Exercise goal:
Each line from the start of the records below through the line that contains "color='#b9613f', zorder=1, lw=0))" should be printed exactly. Pictures are omitted.
-------------------------
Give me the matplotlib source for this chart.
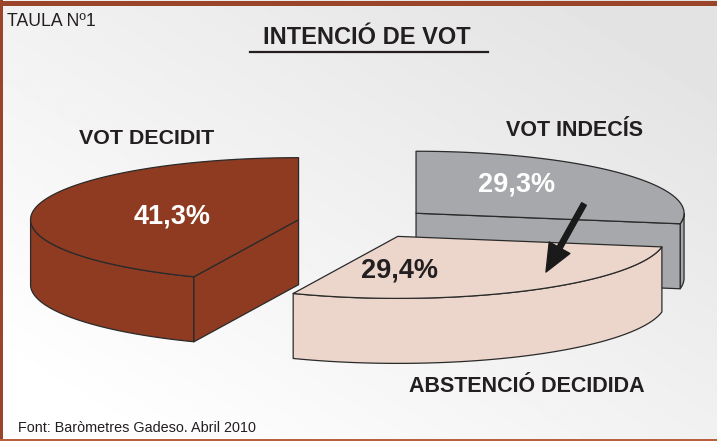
import numpy as np
import matplotlib.pyplot as plt
from matplotlib.patches import Polygon, Rectangle

plt.rcParams['font.family'] = ['Liberation Sans', 'DejaVu Sans']

# data (counter-clockwise from the back of the pie)
labels = ['VOT DECIDIT', 'ABSTENCIÓ DECIDIDA', 'VOT INDECÍS']
values = [41.3, 29.4, 29.3]
pct_labels = ['41,3%', '29,4%', '29,3%']
colors = ['#8e3b22', '#ecd6cb', '#a7a8ab']

W, H = 717, 441
fig = plt.figure(figsize=(W / 100, H / 100), dpi=100)
ax = fig.add_axes([0, 0, 1, 1])
ax.set_xlim(0, W)
ax.set_ylim(H, 0)
ax.axis('off')

# background: white bottom-left fading to light grey top-right
xx, yy = np.meshgrid(np.linspace(0, 1, 300), np.linspace(0, 1, 300))
t = np.clip((xx + (1 - yy)) * 0.6 - 0.1, 0, 1)
ax.imshow(1 - 0.11 * t, cmap='gray', vmin=0, vmax=1, extent=(0, W, H, 0),
          aspect='auto', zorder=0, interpolation='bilinear')

# frame
ax.add_patch(Rectangle((0, 1), W, 5, color='#9a4529', zorder=1, lw=0))
ax.add_patch(Rectangle((0, 0), 3, H, color='#9a4529', zorder=1, lw=0))
ax.add_patch(Rectangle((0, H - 2.5), W, 2.5, color='#b9613f', zorder=1, lw=0))

# 3d exploded pie
cx0, cy0 = 364, 223
rx, ry = 268, 62
depth = 65
explode = 0.25
warp = 9.0   # slight perspective stretch of the front half
edge = '#2a2a2a'

def view(a):
    # screen angle for a pie angle (degrees)
    return a + warp * (1 - np.sin(np.radians(a))) / 2

slices = []
start = 90.0
for lab, v, c in zip(labels, values, colors):
    a0, a1 = start, start + 360 * v / 100
    start = a1
    mid = np.radians(view((a0 + a1) / 2))
    cx = cx0 + explode * rx * np.cos(mid)
    cy = cy0 - explode * ry * np.sin(mid)
    slices.append((cy, cx, view(a0), view(a1), c))

def pt(cx, cy, a, dz=0):
    r = np.radians(a)
    return cx + rx * np.cos(r), cy - ry * np.sin(r) + dz

for cy, cx, a0, a1, c in sorted(slices):
    th = np.linspace(a0, a1, 200)
    xs, ys = pt(cx, cy, th)
    style = dict(facecolor=c, edgecolor=edge, lw=0.9, joinstyle='round')
    # outer wall (front half only)
    m = np.sin(np.radians(th)) <= 1e-9
    if m.any():
        wx, wy = xs[m], ys[m]
        wall = np.column_stack([np.r_[wx, wx[::-1]], np.r_[wy, wy[::-1] + depth]])
        ax.add_patch(Polygon(wall, zorder=2, **style))
    # radial faces facing the viewer
    for a, vis in ((a0, np.cos(np.radians(a0)) > 1e-6), (a1, np.cos(np.radians(a1)) < -1e-6)):
        if vis:
            ex, ey = pt(cx, cy, a)
            face = [(cx, cy), (ex, ey), (ex, ey + depth), (cx, cy + depth)]
            ax.add_patch(Polygon(face, zorder=2, **style))
    top = np.column_stack([np.r_[cx, xs], np.r_[cy, ys]])
    ax.add_patch(Polygon(top, zorder=2, **style))

# texts
dark = '#231f20'
ax.text(7, 22, 'TAULA Nº1', fontsize=12.7, color=dark, va='center', ha='left')
ax.text(367, 37, 'INTENCIÓ DE VOT', fontsize=17, fontweight='bold', color=dark,
        ha='center', va='center')
ax.plot([250, 488], [52, 52], color=dark, lw=1.6, zorder=3)

ax.text(147, 138, labels[0], fontsize=15.4, fontweight='bold', color=dark, ha='center', va='center')
ax.text(574, 130, labels[2], fontsize=15.5, fontweight='bold', color=dark, ha='center', va='center')
ax.text(527, 386, labels[1], fontsize=15.5, fontweight='bold', color=dark, ha='center', va='center')

ax.text(172, 216, pct_labels[0], fontsize=19.5, fontweight='bold', color='white',
        ha='center', va='center', zorder=4)
ax.text(517, 184, pct_labels[2], fontsize=19.5, fontweight='bold', color='white',
        ha='center', va='center', zorder=4)
ax.text(400, 270, pct_labels[1], fontsize=19.5, fontweight='bold', color=dark,
        ha='center', va='center', zorder=4)

ax.annotate('', xy=(546, 272), xytext=(584, 204), zorder=5,
            arrowprops=dict(facecolor='#1a1a1a', edgecolor='#1a1a1a', width=3.8,
                            headwidth=17, headlength=20, shrink=0))

ax.text(18, 428, 'Font: Baròmetres Gadeso. Abril 2010', fontsize=10.4, color=dark,
        ha='left', va='center')

fig.savefig('out.png', dpi=100)
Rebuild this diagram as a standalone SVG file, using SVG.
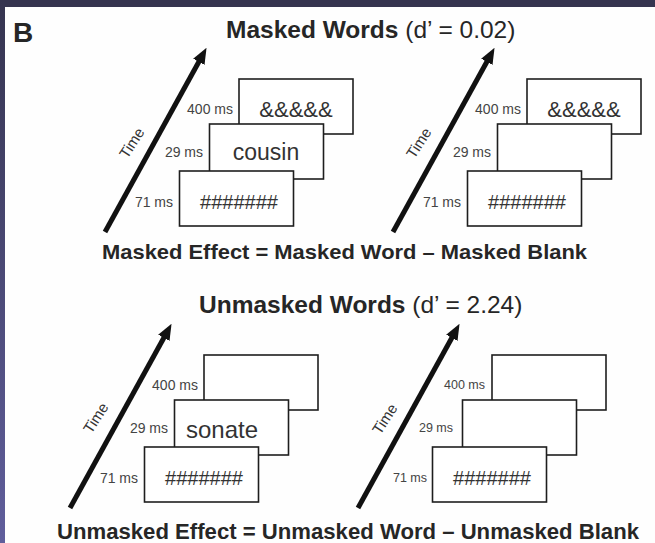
-------------------------
Task response:
Give me the matplotlib source for this chart.
import numpy as np
import matplotlib.pyplot as plt
from matplotlib.patches import Polygon, Rectangle

plt.rcParams['font.family'] = ['Liberation Sans', 'DejaVu Sans']

# data (counter-clockwise from the back of the pie)
labels = ['VOT DECIDIT', 'ABSTENCIÓ DECIDIDA', 'VOT INDECÍS']
values = [41.3, 29.4, 29.3]
pct_labels = ['41,3%', '29,4%', '29,3%']
colors = ['#8e3b22', '#ecd6cb', '#a7a8ab']

W, H = 717, 441
fig = plt.figure(figsize=(W / 100, H / 100), dpi=100)
ax = fig.add_axes([0, 0, 1, 1])
ax.set_xlim(0, W)
ax.set_ylim(H, 0)
ax.axis('off')

# background: white bottom-left fading to light grey top-right
xx, yy = np.meshgrid(np.linspace(0, 1, 300), np.linspace(0, 1, 300))
t = np.clip((xx + (1 - yy)) * 0.6 - 0.1, 0, 1)
ax.imshow(1 - 0.11 * t, cmap='gray', vmin=0, vmax=1, extent=(0, W, H, 0),
          aspect='auto', zorder=0, interpolation='bilinear')

# frame
ax.add_patch(Rectangle((0, 1), W, 5, color='#9a4529', zorder=1, lw=0))
ax.add_patch(Rectangle((0, 0), 3, H, color='#9a4529', zorder=1, lw=0))
ax.add_patch(Rectangle((0, H - 2.5), W, 2.5, color='#b9613f', zorder=1, lw=0))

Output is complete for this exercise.